The World according to DocBrain

Monday, February 28, 2011

Who Are You?

Each of us has multiple allegiances. As social animals, this is to be expected. We are members of our family, our community, our nation, our religion, our heritage, our work family, our trade partners. We are supporters of sports teams, followers of people, interests and hobbies.

When it gets down to our core, we have our most important allegiances, our core identities. Our prime self definitions.

If you were forced to choose between identities, which would be the most important? Which ones would trump all the rest?

In a world that has become unkind to the concept of nation, where do you place your loyalty? Many people consider the concept of nation passe. Indeed, in the US we have the federal government more concerned about cultural injustice than closing a porous border. We have dropped trade barriers between nations, and have a president to declares all nations to be equal, none superior to another.

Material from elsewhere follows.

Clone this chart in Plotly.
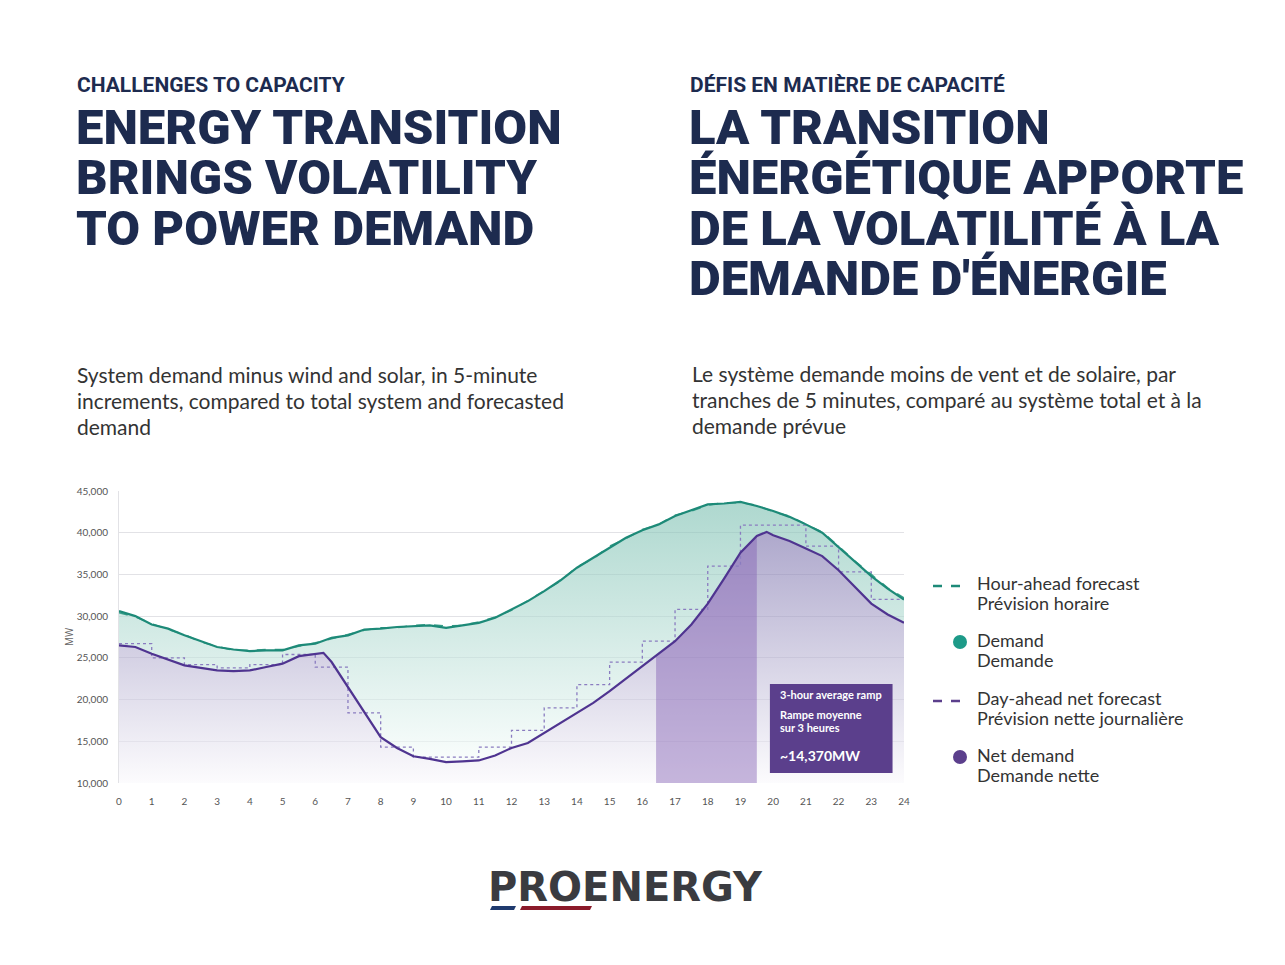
import plotly.graph_objects as go
import numpy as np

hours = [i * 0.5 for i in range(49)]
demand = [30600,30000,29000,28500,27700,27000,26300,26000,25800,25900,25900,26500,26700,27400,27700,28400,
          28500,28700,28800,28900,28600,28900,29200,29800,30800,31800,33000,34300,35800,37000,38300,39400,
          40300,41000,42000,42700,43400,43500,43700,43200,42600,41900,41000,40000,38300,36500,34800,33300,32000]
hour_ahead = [30400,29900,29100,28400,27800,26900,26400,25900,25900,26000,26000,26400,26800,27300,27800,28300,
              28600,28600,28900,29000,28800,28900,29300,29900,30700,31900,33100,34200,35900,36900,38400,39300,
              40400,41000,42100,42600,43300,43600,43600,43300,42500,42000,41000,40100,38400,36600,35000,33400,32200]
net_x = [0,0.5,1,1.5,2,2.5,3,3.5,4,4.5,5,5.5,6,6.25,6.5,7,7.5,8,8.5,9,9.5,10,10.5,11,11.5,12,12.5,13,13.5,
         14,14.5,15,15.5,16,16.5,17,17.5,18,18.5,19,19.5,19.8,20,20.5,21,21.5,22,22.5,23,23.5,24]
net = [26500,26300,25500,24800,24100,23800,23500,23400,23500,23900,24300,25200,25500,25600,24500,21500,18500,
       15500,14200,13200,12900,12500,12600,12700,13300,14200,14800,16000,17300,18400,19600,21000,22500,24000,
       25400,27000,29000,31500,34500,37600,39600,40100,39700,39000,38100,37200,35500,33500,31500,30200,29200]
da_x = list(range(25))
day_ahead = [26700,25000,24200,23800,24200,25400,23900,18400,14300,13100,13100,14300,16300,19000,21800,24500,
             27000,30800,36000,40900,40900,38400,35300,32000,32000]
ramp_start, ramp_end = 16.42, 19.5

OFF = 8
L, R, T, B = 119, 904, 491, 783
def px(x): return (x - L) / (R - L)
def py(y): return (B - y) / (B - T)

fig = go.Figure()
fig.add_trace(go.Scatter(x=hours, y=[10000]*len(hours), mode="lines", line=dict(width=0), showlegend=False, hoverinfo="skip"))
fig.add_trace(go.Scatter(x=net_x, y=net, mode="lines", line=dict(width=0), fill="tonexty",
                         fillgradient=dict(type="vertical", colorscale=[[0, "rgba(250,249,252,0.6)"], [1, "rgba(120,110,170,0.6)"]]),
                         showlegend=False, hoverinfo="skip"))
fig.add_trace(go.Scatter(x=hours, y=demand, mode="lines", line=dict(width=0), fill="tonexty",
                         fillgradient=dict(type="vertical", colorscale=[[0, "rgba(245,252,250,0.6)"], [1, "rgba(120,190,175,0.6)"]]),
                         showlegend=False, hoverinfo="skip"))
rx = [ramp_start] + [x for x in net_x if ramp_start < x < ramp_end] + [ramp_end]
ry = list(np.interp(rx, net_x, net))
fig.add_trace(go.Scatter(x=[ramp_start] + rx + [ramp_end], y=[10000] + ry + [10000], mode="lines", line=dict(width=0),
                         fill="toself", fillcolor="rgba(130,95,180,0.45)", showlegend=False, hoverinfo="skip"))
fig.add_trace(go.Scatter(x=da_x, y=day_ahead, mode="lines", line=dict(color="#8a7cc0", width=1.3, dash="dot", shape="hv"), showlegend=False))
fig.add_trace(go.Scatter(x=hours, y=hour_ahead, mode="lines", line=dict(color="#3aa08a", width=1.5, dash="dash"), showlegend=False))
fig.add_trace(go.Scatter(x=hours, y=demand, mode="lines", line=dict(color="#1d8a78", width=2.2), showlegend=False))
fig.add_trace(go.Scatter(x=net_x, y=net, mode="lines", line=dict(color="#4f3490", width=2.2), showlegend=False))

shapes = [dict(type="rect", x0=19.9, x1=23.65, y0=11200, y1=21870, xref="x", yref="y", fillcolor="#5b3f8c", line=dict(width=0))]
ann = []
def box(y, t, size):
    ann.append(dict(x=20.15, y=y, xref="x", yref="y", text=t, xanchor="left", yanchor="middle", showarrow=False,
                    font=dict(size=size, color="white", family="Lato", weight=700)))
box(20550, "3-hour average ramp", 11)
box(18200, "Rampe moyenne", 11)
box(16650, "sur 3 heures", 11)
box(13300, "~14,370MW", 14)

def text(x, y, t, size, color="#1d2b4f", family="Lato", weight=None):
    ann.append(dict(x=px(x), y=py(y), xref="paper", yref="paper", text=t, xanchor="left", yanchor="middle", align="left",
                    showarrow=False, font=dict(size=size, color=color, family=family, weight=weight or "normal")))
text(75, 85, "CHALLENGES TO CAPACITY", 21, family="Roboto", weight=700)
for i, t in enumerate(["ENERGY TRANSITION", "BRINGS VOLATILITY", "TO POWER DEMAND"]):
    text(74, 128 + 50 * i, t, 49, family="Roboto", weight=900)
text(688, 85, "DÉFIS EN MATIÈRE DE CAPACITÉ", 21, family="Roboto", weight=700)
for i, t in enumerate(["LA TRANSITION", "ÉNERGÉTIQUE APPORTE", "DE LA VOLATILITÉ À LA", "DEMANDE D'ÉNERGIE"]):
    text(687, 128 + 50 * i, t, 49, family="Roboto", weight=900)
for i, t in enumerate(["System demand minus wind and solar, in 5-minute", "increments, compared to total system and forecasted", "demand"]):
    text(75, 374 + 26 * i, t, 21, color="#333")
for i, t in enumerate(["Le système demande moins de vent et de solaire, par", "tranches de 5 minutes, comparé au système total et à la", "demande prévue"]):
    text(690, 373 + 26 * i, t, 21, color="#333")
legend = [(583, "Hour-ahead forecast", "Prévision horaire", "dash", "#1d8a78"),
          (640, "Demand", "Demande", "dot", "#1d9a88"),
          (698, "Day-ahead net forecast", "Prévision nette journalière", "dash", "#5b3f8c"),
          (755, "Net demand", "Demande nette", "dot", "#5b3f8c")]
for y, t1, t2, kind, c in legend:
    text(975, y, t1, 18, color="#333")
    text(975, y + 20, t2, 18, color="#333")
    if kind == "dash":
        shapes.append(dict(type="line", xref="paper", yref="paper", x0=px(933), x1=px(965), y0=py(y + 3), y1=py(y + 3),
                           line=dict(color=c, width=2.5, dash="dash")))
    else:
        shapes.append(dict(type="circle", xref="paper", yref="paper", x0=px(953), x1=px(967), y0=py(y + 9), y1=py(y - 5),
                           fillcolor=c, line=dict(width=0)))
ann.append(dict(x=px(486), y=py(887), xref="paper", yref="paper", text="<b>PROENERGY</b>", showarrow=False,
                font=dict(size=40, color="#3a3b40", family="DejaVu Sans"), xanchor="left", yanchor="middle"))
shapes.append(dict(type="path", xref="paper", yref="paper", path=f"M {px(492)},{py(906)} L {px(516)},{py(906)} L {px(514)},{py(910)} L {px(490)},{py(910)} Z", fillcolor="#1f3a6e", line=dict(width=0)))
shapes.append(dict(type="path", xref="paper", yref="paper", path=f"M {px(522)},{py(906)} L {px(592)},{py(906)} L {px(590)},{py(910)} L {px(520)},{py(910)} Z", fillcolor="#8b1a2a", line=dict(width=0)))
ann.append(dict(x=px(60), y=0.5, xref="paper", yref="paper", text="MW", textangle=-90, showarrow=False, font=dict(size=10, color="#666")))

fig.update_layout(width=1285, height=965, margin=dict(l=L - OFF, r=1285 - R + OFF, t=T - OFF, b=965 - B + OFF),
                  paper_bgcolor="white", plot_bgcolor="white", shapes=shapes, annotations=ann, showlegend=False,
                  xaxis=dict(range=[0, 24], tickvals=list(range(25)), showgrid=False, zeroline=False,
                             tickfont=dict(size=10, color="#555", family="Lato"), ticks="outside", ticklen=9,
                             tickcolor="rgba(0,0,0,0)", showline=False),
                  yaxis=dict(range=[10000, 45000], tickvals=list(range(10000, 45001, 5000)), tickformat=",",
                             gridcolor="#e2e2e6", zeroline=False, tickfont=dict(size=10, color="#555", family="Lato"),
                             showline=True, linecolor="#e2e2e6", ticks="outside", ticklen=8, tickcolor="white"))
fig.write_html("out.html")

In Europe, the European Union has begun to blur the national identities, and in the Middle East the concept of religious identity as the essential social glue is on the rise.

What would a post-national world look like? The idealistic see it as one less barrier to world unification, but I wonder if it would just open us to more divisiveness. If nations are not worth defending, what is?

The most important allegiances are those that dignify our lives, add a degree of divinity to our otherwise worldly existence. This is usually summarized as "God and country". With country out of the picture, we are left with God.

Will it be possible for all to agree that God is a personal choice, that religion should not be the cause of conflict? Fundamentalists of each religion have tried to impose their will on others within and without their religion.

The horror of the Holocaust has, at least for now, put a damper on active anti-Jewish actions by Christians. Many religions are by their nature peaceful. This leaves Islam as the wild card. Fundamental Islamic teaching is no different than other fundamentalism, with strict control of the adherents and a convert or die approach to the heathens or infidels. Other religions seem for now to have moved past that hatred.

The uprisings in the Middle East will tell us quite a bit about the next 100 years. Hopefully, freedom is not another word for jihad. How wonderful it will be if the newly liberated masses in the Middle East embrace national pride that allows all citizens to public office and equality, no matter what their religious leanings.